* _DESCRIPTION OF THE TASK_: Keep to the lines from the line containing "Output the Python" through the line containing "from matplotlib.patches import Rectangle": copy them exactly and leave every picture out.

* _DATA FOR PROCESSING_:
▶

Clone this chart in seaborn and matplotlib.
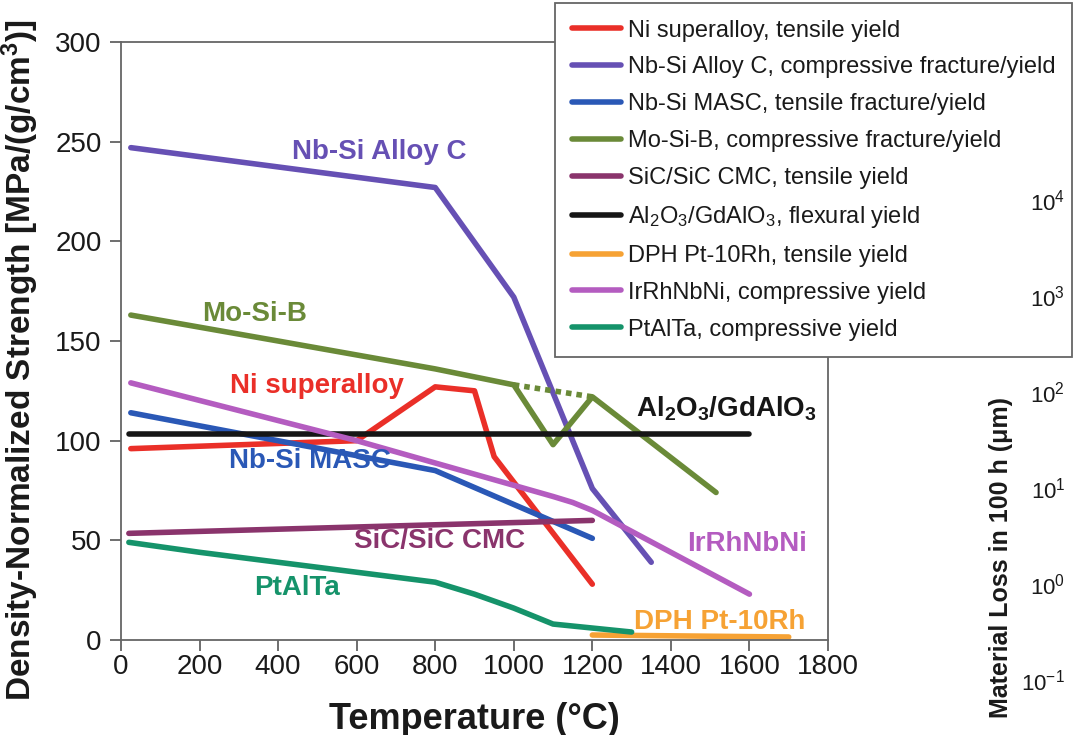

◀
▶

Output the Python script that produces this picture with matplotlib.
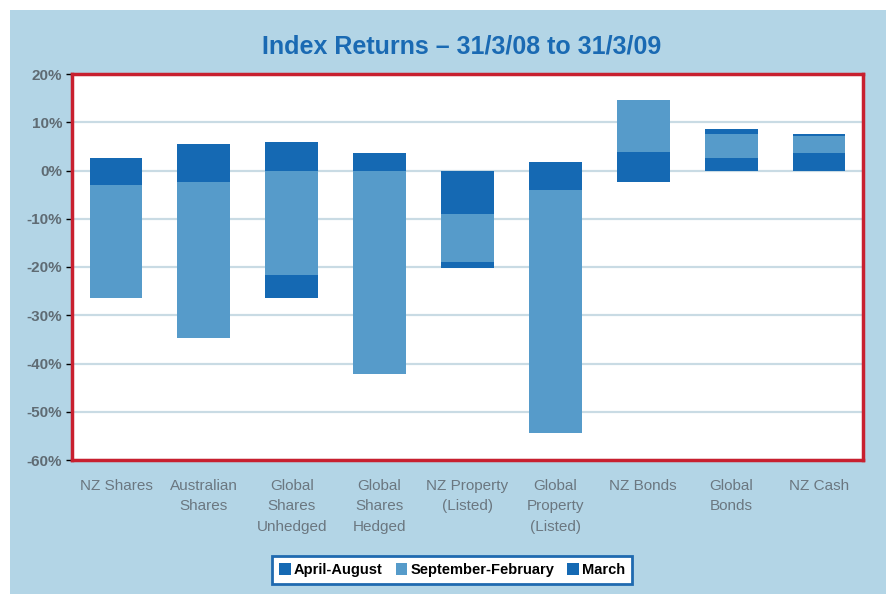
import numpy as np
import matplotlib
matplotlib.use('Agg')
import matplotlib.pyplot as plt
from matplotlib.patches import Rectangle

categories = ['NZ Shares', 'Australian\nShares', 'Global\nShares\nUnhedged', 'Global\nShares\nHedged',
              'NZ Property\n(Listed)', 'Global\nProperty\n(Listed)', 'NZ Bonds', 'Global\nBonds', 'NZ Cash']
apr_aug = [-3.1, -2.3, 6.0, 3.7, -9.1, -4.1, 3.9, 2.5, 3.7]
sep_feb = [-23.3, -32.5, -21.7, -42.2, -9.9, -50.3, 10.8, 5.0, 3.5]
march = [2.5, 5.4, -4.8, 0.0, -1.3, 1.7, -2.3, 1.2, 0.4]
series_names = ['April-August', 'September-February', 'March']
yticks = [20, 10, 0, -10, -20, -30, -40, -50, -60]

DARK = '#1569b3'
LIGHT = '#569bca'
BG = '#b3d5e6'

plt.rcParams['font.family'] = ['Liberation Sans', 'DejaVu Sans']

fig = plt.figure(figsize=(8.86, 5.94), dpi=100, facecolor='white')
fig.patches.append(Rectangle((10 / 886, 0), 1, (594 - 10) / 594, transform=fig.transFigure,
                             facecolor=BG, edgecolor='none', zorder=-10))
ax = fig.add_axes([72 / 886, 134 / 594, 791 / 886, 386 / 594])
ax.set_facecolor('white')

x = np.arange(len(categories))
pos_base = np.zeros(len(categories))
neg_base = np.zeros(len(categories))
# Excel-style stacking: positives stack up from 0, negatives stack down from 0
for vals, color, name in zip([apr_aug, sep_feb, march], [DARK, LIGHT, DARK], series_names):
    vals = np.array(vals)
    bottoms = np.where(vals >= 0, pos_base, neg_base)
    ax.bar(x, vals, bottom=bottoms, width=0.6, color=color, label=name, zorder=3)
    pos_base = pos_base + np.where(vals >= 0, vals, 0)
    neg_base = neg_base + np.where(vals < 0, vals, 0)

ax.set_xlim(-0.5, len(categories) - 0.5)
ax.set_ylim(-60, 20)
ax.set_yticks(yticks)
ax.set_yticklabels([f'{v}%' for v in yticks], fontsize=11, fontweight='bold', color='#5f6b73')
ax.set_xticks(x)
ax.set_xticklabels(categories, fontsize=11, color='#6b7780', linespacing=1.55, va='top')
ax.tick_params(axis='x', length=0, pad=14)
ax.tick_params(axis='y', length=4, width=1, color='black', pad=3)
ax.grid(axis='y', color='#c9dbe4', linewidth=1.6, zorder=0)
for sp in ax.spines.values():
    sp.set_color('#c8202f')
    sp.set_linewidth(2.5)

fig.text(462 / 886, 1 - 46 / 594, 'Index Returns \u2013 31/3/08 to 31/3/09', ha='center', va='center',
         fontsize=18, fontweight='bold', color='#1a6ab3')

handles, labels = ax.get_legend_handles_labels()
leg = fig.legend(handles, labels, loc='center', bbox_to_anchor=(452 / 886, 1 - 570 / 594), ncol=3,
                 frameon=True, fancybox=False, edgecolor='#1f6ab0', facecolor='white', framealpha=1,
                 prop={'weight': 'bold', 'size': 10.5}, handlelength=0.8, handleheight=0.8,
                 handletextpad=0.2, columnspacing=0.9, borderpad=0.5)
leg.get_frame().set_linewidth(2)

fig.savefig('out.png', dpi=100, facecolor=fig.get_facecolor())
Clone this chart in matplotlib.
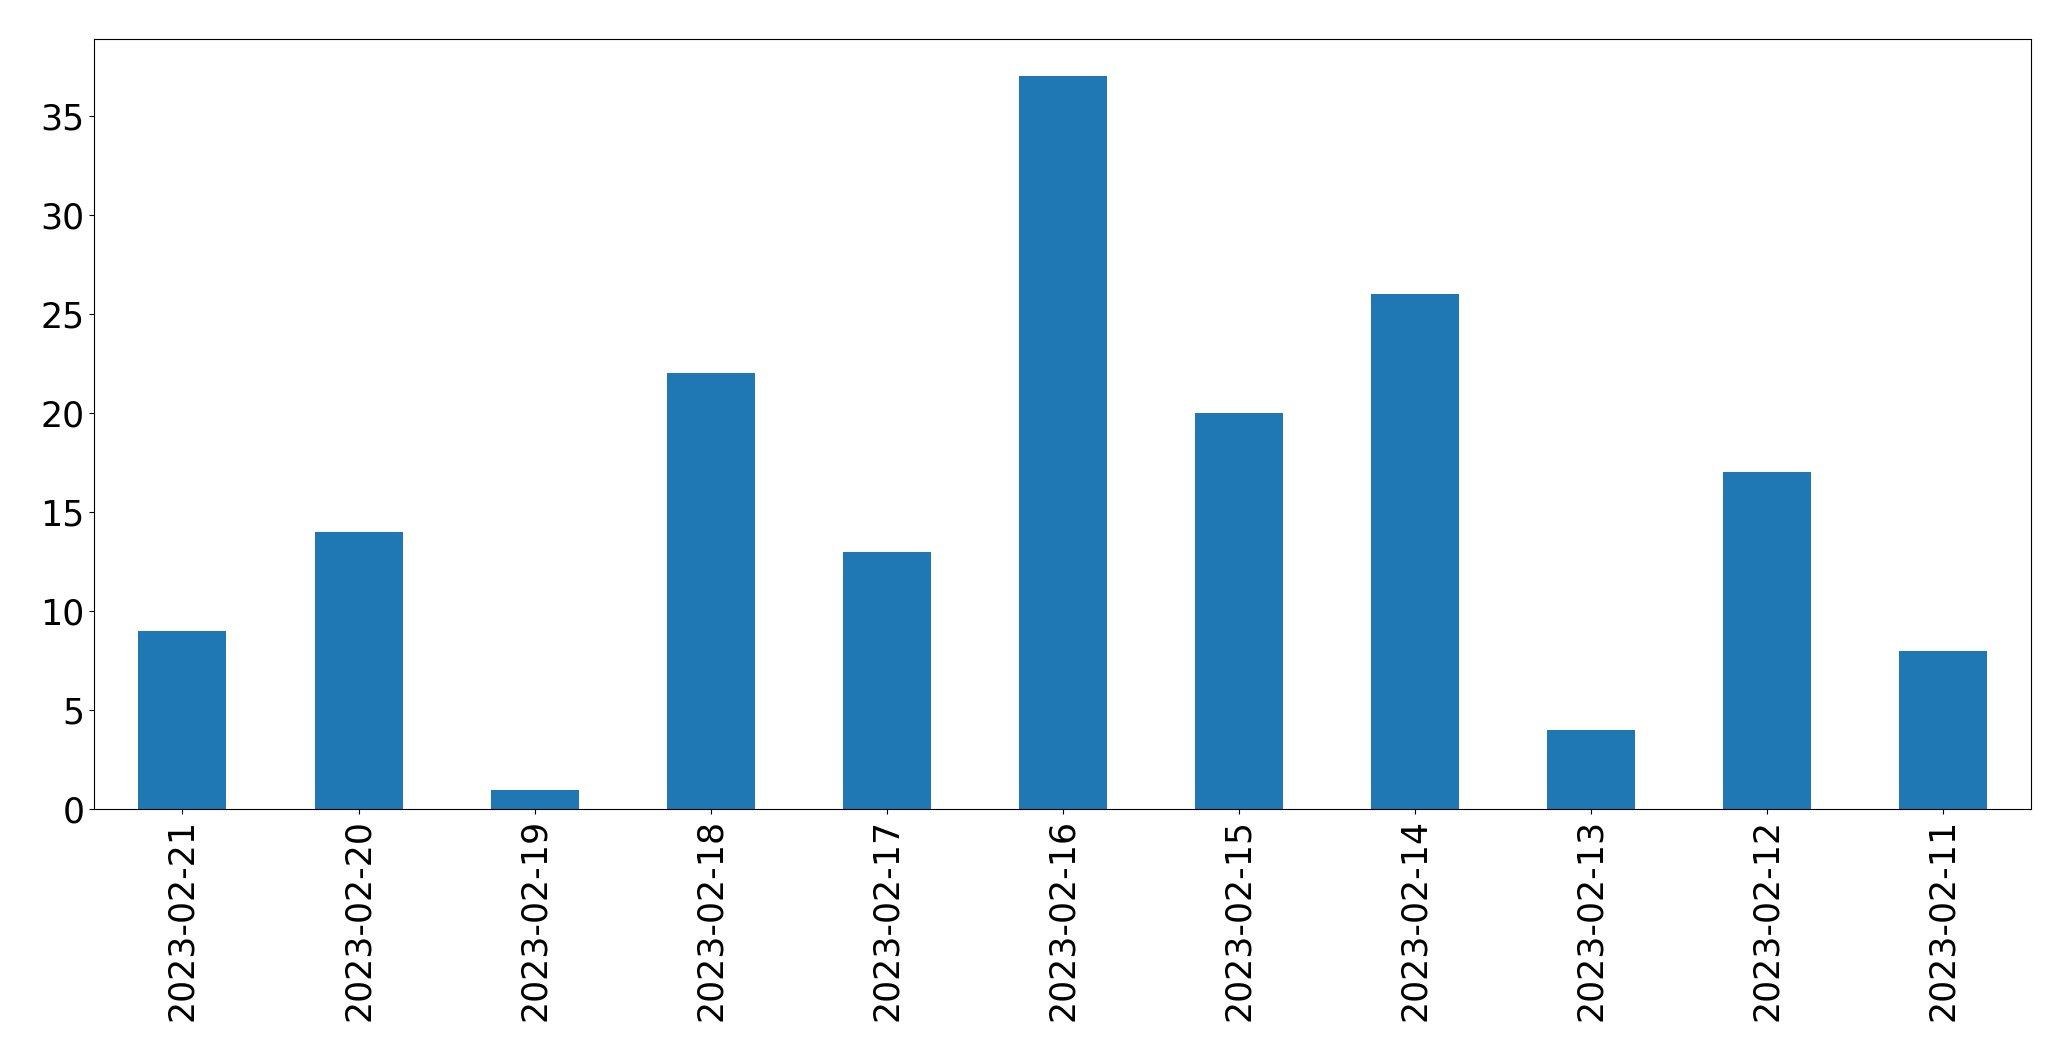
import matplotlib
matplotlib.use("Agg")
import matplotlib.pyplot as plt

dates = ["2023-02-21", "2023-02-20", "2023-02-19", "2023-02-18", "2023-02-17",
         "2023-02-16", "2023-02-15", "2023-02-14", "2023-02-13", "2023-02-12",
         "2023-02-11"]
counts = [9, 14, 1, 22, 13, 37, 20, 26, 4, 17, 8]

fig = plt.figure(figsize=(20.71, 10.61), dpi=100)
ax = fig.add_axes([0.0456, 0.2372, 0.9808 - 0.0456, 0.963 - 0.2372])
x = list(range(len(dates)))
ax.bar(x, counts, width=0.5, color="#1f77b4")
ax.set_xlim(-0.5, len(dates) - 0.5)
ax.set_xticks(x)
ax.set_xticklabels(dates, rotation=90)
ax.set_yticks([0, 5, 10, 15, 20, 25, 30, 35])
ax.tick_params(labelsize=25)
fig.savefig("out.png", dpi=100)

◀

* _RESULT BELOW_:
Output the Python script that produces this picture with matplotlib.
import numpy as np
import matplotlib
matplotlib.use('Agg')
import matplotlib.pyplot as plt
from matplotlib.patches import Rectangle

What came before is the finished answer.